= Traditional games of New York City =

The traditional games of New York City are one of the notable aspects of New York City's culture; many of them were brought over by the diverse mix of immigrants that settled in New York City, particularly from Europe. Many of these games used street furniture and other features of New York City's high urban density and were therefore also played in other cities of the United States. Most of these games have declined or disappeared in the modern era.

== History ==
Traditional games historically played a significant role in street life in New York City. During the 1900s, efforts were made to push children away from the dangers of street traffic and towards playing on newly built playgrounds, with the objective of avoiding certain unwanted behaviors (such as spreading glass so that cars couldn't drive on the streets).
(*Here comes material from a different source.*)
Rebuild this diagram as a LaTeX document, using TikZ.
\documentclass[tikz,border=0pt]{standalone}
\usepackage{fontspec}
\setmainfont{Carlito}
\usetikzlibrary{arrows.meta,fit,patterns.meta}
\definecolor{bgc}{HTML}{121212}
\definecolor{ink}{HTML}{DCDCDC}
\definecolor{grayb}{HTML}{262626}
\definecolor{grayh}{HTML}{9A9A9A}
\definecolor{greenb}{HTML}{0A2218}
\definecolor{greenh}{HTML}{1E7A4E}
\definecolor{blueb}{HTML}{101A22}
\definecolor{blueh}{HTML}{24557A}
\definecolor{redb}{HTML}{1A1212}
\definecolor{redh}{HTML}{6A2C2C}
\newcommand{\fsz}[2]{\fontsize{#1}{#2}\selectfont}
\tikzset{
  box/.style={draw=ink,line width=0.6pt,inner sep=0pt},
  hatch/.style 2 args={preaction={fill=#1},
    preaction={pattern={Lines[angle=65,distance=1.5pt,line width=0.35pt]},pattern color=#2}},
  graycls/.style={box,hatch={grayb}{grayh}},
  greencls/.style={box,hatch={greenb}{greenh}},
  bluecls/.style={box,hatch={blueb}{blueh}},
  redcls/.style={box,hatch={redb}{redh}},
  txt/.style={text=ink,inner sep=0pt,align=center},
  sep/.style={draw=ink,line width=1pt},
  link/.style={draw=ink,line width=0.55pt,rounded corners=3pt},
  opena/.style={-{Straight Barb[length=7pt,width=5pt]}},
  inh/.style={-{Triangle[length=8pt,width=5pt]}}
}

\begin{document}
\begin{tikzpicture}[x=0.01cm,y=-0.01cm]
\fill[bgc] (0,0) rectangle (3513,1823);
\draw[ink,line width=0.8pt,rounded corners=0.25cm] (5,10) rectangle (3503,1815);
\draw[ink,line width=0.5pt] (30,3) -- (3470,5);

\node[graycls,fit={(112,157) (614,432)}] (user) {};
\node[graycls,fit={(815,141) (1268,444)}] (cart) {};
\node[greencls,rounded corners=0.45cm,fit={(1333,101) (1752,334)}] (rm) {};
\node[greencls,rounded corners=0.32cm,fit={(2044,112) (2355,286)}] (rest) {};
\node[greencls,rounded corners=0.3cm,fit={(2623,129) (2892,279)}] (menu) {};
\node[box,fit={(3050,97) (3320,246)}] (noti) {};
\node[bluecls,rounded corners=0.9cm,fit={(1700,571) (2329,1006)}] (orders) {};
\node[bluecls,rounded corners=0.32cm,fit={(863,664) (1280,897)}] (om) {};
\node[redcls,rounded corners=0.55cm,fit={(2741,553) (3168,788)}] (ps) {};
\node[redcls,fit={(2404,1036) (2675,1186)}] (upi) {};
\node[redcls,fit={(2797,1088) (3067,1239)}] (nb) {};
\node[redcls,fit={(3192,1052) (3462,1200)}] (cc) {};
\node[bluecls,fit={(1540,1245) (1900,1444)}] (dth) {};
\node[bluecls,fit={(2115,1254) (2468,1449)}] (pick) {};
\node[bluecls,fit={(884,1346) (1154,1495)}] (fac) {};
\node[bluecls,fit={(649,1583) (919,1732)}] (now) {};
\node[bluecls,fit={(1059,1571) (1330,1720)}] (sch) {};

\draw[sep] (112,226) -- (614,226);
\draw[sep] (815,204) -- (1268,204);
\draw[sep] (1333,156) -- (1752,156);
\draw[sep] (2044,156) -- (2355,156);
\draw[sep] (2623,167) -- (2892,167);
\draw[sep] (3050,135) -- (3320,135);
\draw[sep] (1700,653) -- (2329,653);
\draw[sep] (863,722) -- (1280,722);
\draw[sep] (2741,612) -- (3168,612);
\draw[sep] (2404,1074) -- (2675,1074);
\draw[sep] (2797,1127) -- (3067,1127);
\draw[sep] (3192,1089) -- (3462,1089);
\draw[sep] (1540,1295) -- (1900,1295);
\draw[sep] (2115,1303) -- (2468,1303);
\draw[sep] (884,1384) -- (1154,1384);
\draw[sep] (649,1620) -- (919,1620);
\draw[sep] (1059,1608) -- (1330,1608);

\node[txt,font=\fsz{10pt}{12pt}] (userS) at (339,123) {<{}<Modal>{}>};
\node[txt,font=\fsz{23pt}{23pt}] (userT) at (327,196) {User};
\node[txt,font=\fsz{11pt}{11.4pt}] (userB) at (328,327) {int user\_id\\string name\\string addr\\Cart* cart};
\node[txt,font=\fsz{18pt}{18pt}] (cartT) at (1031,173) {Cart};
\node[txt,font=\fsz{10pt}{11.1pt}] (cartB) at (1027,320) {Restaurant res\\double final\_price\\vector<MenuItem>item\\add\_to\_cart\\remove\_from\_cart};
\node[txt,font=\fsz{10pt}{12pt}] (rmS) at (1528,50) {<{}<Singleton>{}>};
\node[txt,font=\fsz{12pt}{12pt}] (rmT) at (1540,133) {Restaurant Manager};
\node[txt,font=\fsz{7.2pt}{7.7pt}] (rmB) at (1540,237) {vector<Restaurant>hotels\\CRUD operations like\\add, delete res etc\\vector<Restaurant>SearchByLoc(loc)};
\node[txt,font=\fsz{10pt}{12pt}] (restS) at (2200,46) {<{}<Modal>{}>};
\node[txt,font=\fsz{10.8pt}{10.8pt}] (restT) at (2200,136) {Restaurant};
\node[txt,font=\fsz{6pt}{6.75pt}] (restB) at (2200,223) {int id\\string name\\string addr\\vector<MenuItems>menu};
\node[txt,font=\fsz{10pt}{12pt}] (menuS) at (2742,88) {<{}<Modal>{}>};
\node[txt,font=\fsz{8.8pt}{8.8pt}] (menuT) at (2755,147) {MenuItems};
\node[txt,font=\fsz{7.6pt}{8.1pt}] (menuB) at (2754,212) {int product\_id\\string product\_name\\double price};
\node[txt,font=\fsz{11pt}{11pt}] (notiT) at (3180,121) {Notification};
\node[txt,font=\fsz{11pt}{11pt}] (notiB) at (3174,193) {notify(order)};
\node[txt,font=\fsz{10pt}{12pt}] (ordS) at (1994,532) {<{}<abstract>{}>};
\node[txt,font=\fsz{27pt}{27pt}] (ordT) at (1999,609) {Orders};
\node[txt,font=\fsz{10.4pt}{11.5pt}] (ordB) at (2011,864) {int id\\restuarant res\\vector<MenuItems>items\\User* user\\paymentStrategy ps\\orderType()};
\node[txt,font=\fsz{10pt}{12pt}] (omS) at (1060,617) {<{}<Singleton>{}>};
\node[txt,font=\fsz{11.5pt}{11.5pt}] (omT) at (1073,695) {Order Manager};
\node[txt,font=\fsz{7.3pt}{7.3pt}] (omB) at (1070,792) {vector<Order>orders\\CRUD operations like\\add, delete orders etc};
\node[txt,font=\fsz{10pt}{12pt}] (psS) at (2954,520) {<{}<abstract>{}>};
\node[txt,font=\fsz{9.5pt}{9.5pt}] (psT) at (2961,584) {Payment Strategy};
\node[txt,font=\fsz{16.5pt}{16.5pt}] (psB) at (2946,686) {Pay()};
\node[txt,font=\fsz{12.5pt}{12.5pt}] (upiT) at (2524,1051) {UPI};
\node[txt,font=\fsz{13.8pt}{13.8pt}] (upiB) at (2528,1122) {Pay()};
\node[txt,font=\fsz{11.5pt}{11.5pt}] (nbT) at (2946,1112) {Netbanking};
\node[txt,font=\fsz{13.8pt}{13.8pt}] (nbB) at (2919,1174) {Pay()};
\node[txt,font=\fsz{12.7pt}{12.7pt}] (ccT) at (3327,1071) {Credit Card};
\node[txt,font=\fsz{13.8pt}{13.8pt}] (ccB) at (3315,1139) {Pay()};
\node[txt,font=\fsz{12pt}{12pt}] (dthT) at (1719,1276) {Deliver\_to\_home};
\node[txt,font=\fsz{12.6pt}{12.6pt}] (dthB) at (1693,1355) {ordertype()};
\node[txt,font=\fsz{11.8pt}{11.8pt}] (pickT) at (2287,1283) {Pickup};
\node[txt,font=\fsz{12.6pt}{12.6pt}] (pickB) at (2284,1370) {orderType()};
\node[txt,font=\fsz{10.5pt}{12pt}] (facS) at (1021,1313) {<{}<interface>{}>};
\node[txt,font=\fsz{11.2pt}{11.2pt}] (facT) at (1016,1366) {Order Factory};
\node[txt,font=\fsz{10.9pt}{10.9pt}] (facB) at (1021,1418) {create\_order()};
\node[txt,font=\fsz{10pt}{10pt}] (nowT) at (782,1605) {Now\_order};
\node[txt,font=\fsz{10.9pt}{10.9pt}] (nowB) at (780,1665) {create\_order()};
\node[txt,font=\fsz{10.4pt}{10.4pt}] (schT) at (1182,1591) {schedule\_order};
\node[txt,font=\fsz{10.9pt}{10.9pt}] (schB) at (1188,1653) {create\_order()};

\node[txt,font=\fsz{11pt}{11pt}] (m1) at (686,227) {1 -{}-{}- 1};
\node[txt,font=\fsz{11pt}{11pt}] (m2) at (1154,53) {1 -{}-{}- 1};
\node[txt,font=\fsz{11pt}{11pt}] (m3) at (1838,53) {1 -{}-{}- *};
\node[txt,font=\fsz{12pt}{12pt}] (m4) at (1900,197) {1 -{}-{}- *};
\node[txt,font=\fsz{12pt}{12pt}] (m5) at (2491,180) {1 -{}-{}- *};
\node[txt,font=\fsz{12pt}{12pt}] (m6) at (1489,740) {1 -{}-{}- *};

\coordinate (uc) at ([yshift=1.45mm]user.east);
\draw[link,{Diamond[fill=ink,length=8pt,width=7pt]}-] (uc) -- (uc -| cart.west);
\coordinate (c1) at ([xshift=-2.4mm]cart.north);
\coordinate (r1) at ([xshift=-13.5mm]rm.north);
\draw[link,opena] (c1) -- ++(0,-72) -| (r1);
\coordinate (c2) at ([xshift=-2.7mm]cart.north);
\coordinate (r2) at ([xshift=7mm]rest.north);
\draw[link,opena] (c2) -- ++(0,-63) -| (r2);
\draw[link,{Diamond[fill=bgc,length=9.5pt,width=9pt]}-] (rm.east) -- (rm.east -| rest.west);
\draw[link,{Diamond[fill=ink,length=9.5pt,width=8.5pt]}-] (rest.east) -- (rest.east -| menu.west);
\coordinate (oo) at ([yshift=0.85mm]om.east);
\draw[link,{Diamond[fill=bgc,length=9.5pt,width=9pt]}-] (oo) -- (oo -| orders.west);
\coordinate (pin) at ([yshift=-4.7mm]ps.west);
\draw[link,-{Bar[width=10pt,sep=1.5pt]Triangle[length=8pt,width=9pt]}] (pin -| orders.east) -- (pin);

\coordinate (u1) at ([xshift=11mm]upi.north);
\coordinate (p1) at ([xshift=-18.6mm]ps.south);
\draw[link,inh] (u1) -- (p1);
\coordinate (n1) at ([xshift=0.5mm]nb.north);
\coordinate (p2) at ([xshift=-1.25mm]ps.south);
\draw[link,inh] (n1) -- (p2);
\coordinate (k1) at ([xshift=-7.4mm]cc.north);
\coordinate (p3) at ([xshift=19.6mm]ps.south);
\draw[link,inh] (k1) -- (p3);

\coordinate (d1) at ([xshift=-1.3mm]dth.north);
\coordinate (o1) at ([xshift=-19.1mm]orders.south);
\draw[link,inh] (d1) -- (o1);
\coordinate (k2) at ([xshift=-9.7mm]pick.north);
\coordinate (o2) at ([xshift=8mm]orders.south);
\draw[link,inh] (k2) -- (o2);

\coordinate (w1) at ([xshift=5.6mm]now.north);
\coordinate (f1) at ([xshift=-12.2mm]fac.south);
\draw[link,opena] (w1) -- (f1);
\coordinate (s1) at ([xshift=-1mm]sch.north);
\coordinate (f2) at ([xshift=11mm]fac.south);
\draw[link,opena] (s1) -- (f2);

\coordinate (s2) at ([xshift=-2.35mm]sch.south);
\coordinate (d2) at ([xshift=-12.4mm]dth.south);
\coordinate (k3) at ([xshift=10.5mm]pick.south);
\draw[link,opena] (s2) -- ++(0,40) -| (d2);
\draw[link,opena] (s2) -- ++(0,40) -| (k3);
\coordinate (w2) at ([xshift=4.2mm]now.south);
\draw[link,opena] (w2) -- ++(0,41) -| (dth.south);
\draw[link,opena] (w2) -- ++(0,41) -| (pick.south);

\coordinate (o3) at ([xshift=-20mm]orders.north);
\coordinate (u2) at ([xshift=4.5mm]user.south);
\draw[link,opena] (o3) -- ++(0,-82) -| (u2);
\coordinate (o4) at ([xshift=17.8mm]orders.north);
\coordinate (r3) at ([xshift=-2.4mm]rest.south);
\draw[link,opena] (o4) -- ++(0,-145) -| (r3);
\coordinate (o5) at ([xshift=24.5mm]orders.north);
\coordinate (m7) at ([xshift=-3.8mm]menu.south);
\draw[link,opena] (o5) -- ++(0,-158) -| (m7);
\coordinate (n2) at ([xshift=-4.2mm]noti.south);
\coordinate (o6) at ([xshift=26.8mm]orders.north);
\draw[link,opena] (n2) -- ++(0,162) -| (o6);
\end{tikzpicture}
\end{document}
Another hope was to improve immigrant assimilation, which was considered important during a large wave of immigration to the United States. There were also concerns of children being liable to become criminals or mingle too much with adults. However, racial integration was not pursued as thoroughly; in the 1930s, New York City built 255 playgrounds, only 2 of which were in black neighborhoods. "Play streets" were also implemented, closing off certain streets to allow children to safely play in them.

== Variations of baseball ==

Baseball has historically been one of the most popular sports in New York City, and so several street variations of it appeared over time. Playing street variations of baseball was a way for immigrants to assimilate and join American life without having to spend the money required to participate in regular baseball.